Might this analysis have prompted the government to spearhead the cultural shift its authors advocated? We’ll never know. Whatever momentum the report might have had was soon overwhelmed by political scandal. In 1973, Richardson was appointed Attorney General. Mere months later, in what became known as the infamous Saturday Night Massacre, Nixon ordered him to fire special prosecutor investigating the Watergate scandal. In a move that stunned the nation, Richardson resigned. Less than a year later, Nixon stepped down too.

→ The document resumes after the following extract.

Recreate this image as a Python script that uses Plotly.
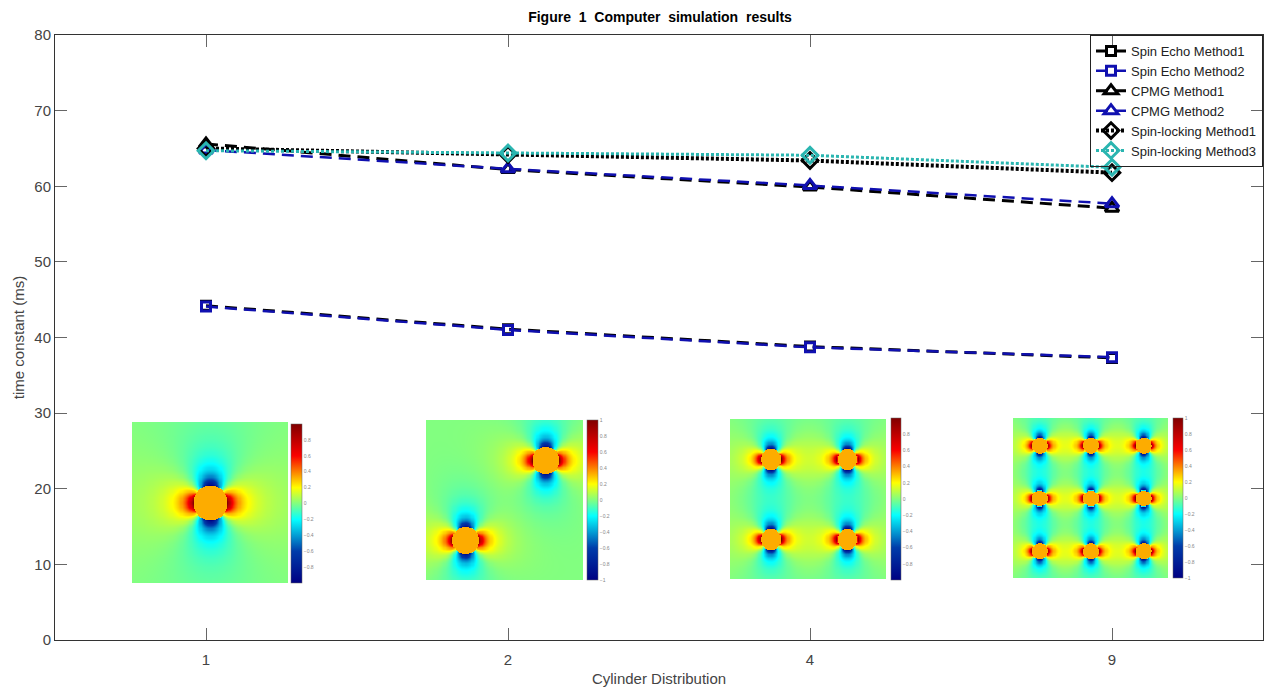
import numpy as np
import plotly.graph_objects as go

# ---------------- data ----------------
categories = ["1", "2", "4", "9"]
spin_echo_m1 = [44.2, 41.1, 38.8, 37.3]
spin_echo_m2 = [44.1, 41.0, 38.7, 37.4]
cpmg_m1 = [65.6, 62.2, 59.9, 57.1]
cpmg_m2 = [64.8, 62.3, 60.1, 57.7]
spinlock_m1 = [65.0, 64.2, 63.4, 61.8]
spinlock_m3 = [64.7, 64.4, 64.1, 62.5]
y_ticks = [0, 10, 20, 30, 40, 50, 60, 70, 80]

# inset field maps: cylinder centres (fraction of inset) and radius
inset_centres = [
    [(0.5, 0.5)],
    [(0.25, 0.25), (0.76, 0.75)],
    [(0.26, 0.25), (0.75, 0.25), (0.26, 0.75), (0.75, 0.75)],
    [(cx, cy) for cy in (0.17, 0.5, 0.83) for cx in (0.17, 0.5, 0.84)],
]
inset_radius = [0.11, 0.085, 0.065, 0.05]
inset_inside = [0.33, 0.33, 0.33, 0.33]
inset_cbar_ticks = [
    [-0.8, -0.6, -0.4, -0.2, 0, 0.2, 0.4, 0.6, 0.8],
    [-1, -0.8, -0.6, -0.4, -0.2, 0, 0.2, 0.4, 0.6, 0.8, 1],
    [-0.8, -0.6, -0.4, -0.2, 0, 0.2, 0.4, 0.6, 0.8],
    [-1, -0.8, -0.6, -0.4, -0.2, 0, 0.2, 0.4, 0.6, 0.8, 1],
]

# ---------------- layout geometry (pixels) ----------------
W, H = 1269, 691
L, R, T, B = 55, 6, 35, 51
PW, PH = W - L - R, H - T - B


def px(x):
    return (x - L) / PW


def py(y):
    return (H - B - y) / PH


inset_boxes = [  # x0, x1, ytop, ybottom
    (132, 288, 422, 583),
    (426, 583, 420, 580),
    (730, 886, 419, 579),
    (1013, 1168, 418, 578),
]
cbar_boxes = [  # xleft, thickness, ytop, ybottom
    (291, 11, 424, 583),
    (587, 11, 420, 580),
    (891, 10, 418, 580),
    (1173, 10, 418, 578),
]

fig = go.Figure()

series = [
    ("Spin Echo Method1", spin_echo_m1, "black", "12px,7px", 3, "square-open", 9),
    ("Spin Echo Method2", spin_echo_m2, "#1010B0", "12px,7px", 2.5, "square-open", 9),
    ("CPMG Method1", cpmg_m1, "black", "12px,7px", 3, "triangle-up-open", 12),
    ("CPMG Method2", cpmg_m2, "#1010B0", "12px,7px", 2.5, "triangle-up-open", 12),
    ("Spin-locking Method1", spinlock_m1, "black", "3px,2px", 4, "diamond-open", 12),
    ("Spin-locking Method3", spinlock_m3, "#2AB5B0", "3px,2px", 3, "diamond-open", 12),
]
for name, vals, col, dash, lw, sym, ms in series:
    fig.add_trace(go.Scatter(
        x=categories, y=vals, name=name, mode="lines+markers",
        line=dict(color=col, dash=dash, width=lw),
        marker=dict(symbol=sym, size=ms, color=col, line=dict(color=col, width=3)),
        xaxis="x", yaxis="y",
    ))

# ---------------- insets ----------------
n = 140
g = (np.arange(n) + 0.5) / n
X, Y = np.meshgrid(g, g)
layout_extra = {}
for i in range(4):
    field = np.zeros_like(X)
    inside = np.zeros_like(X, dtype=bool)
    r0 = inset_radius[i]
    for (cx, cy) in inset_centres[i]:
        dx, dy = X - cx, Y - cy
        r2 = dx * dx + dy * dy
        inside |= r2 < r0 * r0
        cos2 = (dx * dx - dy * dy) / np.maximum(r2, 1e-9)
        field += cos2 * r0 * r0 / np.maximum(r2, r0 * r0)
    field = np.clip(field, -1, 1)
    field[inside] = inset_inside[i]

    x0, x1, yt, yb = inset_boxes[i]
    cx0, th, cyt, cyb = cbar_boxes[i]
    k = i + 2
    fig.add_trace(go.Heatmap(
        z=field, x=g, y=g, colorscale="Jet", zmin=-1, zmax=1, zsmooth="best",
        xaxis=f"x{k}", yaxis=f"y{k}", showscale=True, hoverinfo="skip",
        showlegend=False,
        colorbar=dict(
            x=px(cx0), xanchor="left", y=py((cyt + cyb) / 2), yanchor="middle",
            len=cyb - cyt, lenmode="pixels", thickness=th, thicknessmode="pixels",
            xpad=0, ypad=0, outlinewidth=0.5, outlinecolor="#666",
            tickvals=inset_cbar_ticks[i], ticks="",
            tickfont=dict(size=5, color="#888", family="Liberation Sans"),
        ),
    ))
    layout_extra[f"xaxis{k}"] = dict(domain=[px(x0), px(x1)], anchor=f"y{k}",
                                     range=[0, 1], visible=False, fixedrange=True)
    layout_extra[f"yaxis{k}"] = dict(domain=[py(yb), py(yt)], anchor=f"x{k}",
                                     range=[0, 1], visible=False, fixedrange=True)

axis_font = dict(family="Liberation Sans, Arial, sans-serif", size=15, color="#444")
fig.update_layout(
    width=W, height=H,
    margin=dict(l=L, r=R, t=T, b=B),
    paper_bgcolor="white", plot_bgcolor="white",
    title=dict(text="<b>Figure  1  Computer  simulation  results</b>",
               x=(660) / W, xanchor="center", y=1 - 17 / H, yanchor="middle",
               font=dict(family="Liberation Sans, Arial, sans-serif", size=14, color="black")),
    xaxis=dict(
        type="category", range=[-0.5, 3.5], domain=[0, 1],
        showline=True, linecolor="#333", linewidth=1, mirror="allticks",
        ticks="inside", ticklen=12, tickcolor="#666", tickwidth=1,
        showgrid=False, zeroline=False, tickfont=axis_font, ticklabelstandoff=6,
        title=dict(text="Cylinder Distribution", font=axis_font, standoff=6),
    ),
    yaxis=dict(
        range=[0, 80], tickvals=y_ticks, domain=[0, 1],
        showline=True, linecolor="#333", linewidth=1, mirror="allticks",
        ticks="inside", ticklen=12, tickcolor="#666", tickwidth=1,
        showgrid=False, zeroline=False, tickfont=axis_font,
        title=dict(text="time constant (ms)", font=axis_font, standoff=6),
    ),
    legend=dict(
        x=1, xanchor="right", y=1, yanchor="top",
        bordercolor="#222", borderwidth=1, bgcolor="rgba(255,255,255,0)",
        font=dict(family="Liberation Sans, Arial, sans-serif", size=13, color="#222"),
        tracegroupgap=0, itemwidth=30,
    ),
    showlegend=True,
    **layout_extra,
)

fig.write_html("out.html")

The larger hopes and ambitions of Work in America—the vision that saw satisfying work itself as essential to the health of American society and democracy—exists now as little but a curio in the footnotes of academic journals. The free-market ideology that became Republican party doctrine in the late 1970s (and by the 1990s heavily influenced the Democrats as well) rejected altogether the report’s holistic notion that people and their work are community resources—and, consequently, that choices of how to value and allocate those resources should ultimately be up to society, as well as businesses.
GM treats the syndrome
In the end, GM did eventually back away from its authoritarian management style. It began involving workers more actively in the production process and increased attention to ergonomics improved the physical strain of working conditions. Though these reforms took place throughout the 1970s, they were largely in response to the Lordstown strike, says Youngstown State’s Russo.
For most assemblers, though, the tedium and inflexibility continued. Kenneth Picklesimer, the former Lordstown worker, wound up putting springs on axels for 17 years. “I would have preferred to mix it up but I didn’t have opportunity or choice because…there were too many people with more seniority able to bid on and get other jobs.”
Meanwhile, GM continued to lavish spending on big capital investments, confident that the secret to competitiveness lay in replacing humans with technology. But as in Lordstown, the spending bore little fruit. As automotive analyst Maryann Keller recounted in her 1989 book Rude Awakeningone GM executive observed that, between 1980 and 1985, the company shelled out an eye-popping $45 million in capital investment. Despite that spending, its global market share rose by but a single percentage point, to 22%. “For the same amount of money, we could buy Toyota and Nissan outright,” said the executive—which would have instantly bumped GM’s market share to 40%.
One casualty of the showdown in Lordstown was the Vega. After a solid debut, sales peaked in 1974; in 1977, GM retired the car altogether. Though the strike undoubtedly sullied the Vega’s reputation, GM’s quality problems proved to be much deeper and more enduring. By the mid-1980s, the flaws in design and engineering epitomized by the Vega had congealed into reputation.
“General Motors is the object of suburban dinner-table scorn,” wrote Harvard management guru Rosabeth Moss Kanter in her influential 1984 book, Change Masters. “Cars are a common topic of conversation, and everyone I meet seems to have an anecdote explaining why American car manufacturers are losing ground to the Japanese. In all these stories, cost is not the issue so much as a perception of quality difference.”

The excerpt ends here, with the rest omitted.